Setting out from the charming little mountain village of Venosc, I followed ancient route-ways that have been used for centuries by shepherds to reach the high-altitude, summer, pastures of Les Deux Alpes.
At times I crossed the course of a downhill Mountain Biking track along which, in the summer months, Kamikaze riders throw themselves down the steep mountainside on their off road velocipedes.
Half way up the almost vertical slopes, I came across the entrance to an old mine shaft and spent time exploring the surrounding derelict buildings and now defunct machinery.
Continuing on, the snow became much deeper as I gained altitude and soon I was wading through soft, knee-deep snow before eventually reaching the busy ski town of Les Deux Alpes.

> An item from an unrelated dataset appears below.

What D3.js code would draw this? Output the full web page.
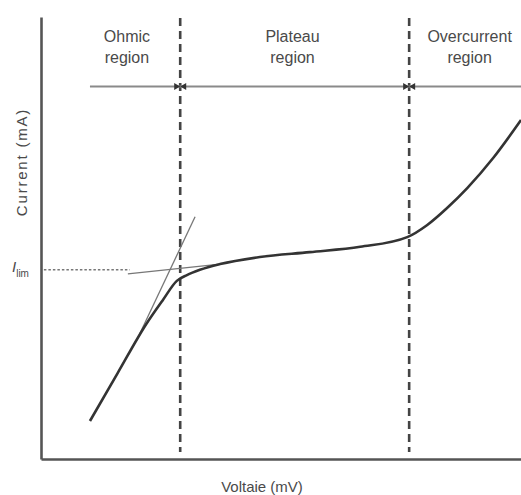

At 1,650 metres, the busy ski resort provides access to the largest skiable glacier in Europe, located at 3600m above sea level.
With the light rapidly fading, I sought a new route and began my descent to lower altitudes.
Further on, I came across an old chapel perched upon some solitary crags; burning candles around the altar were evidence of recent worship, even this high up on the edge of the mountain.
Donning my headtorch, I continued the rest of the way in total darkness; the beam of my torch picking out a safe route back to the warmth of my log cabin.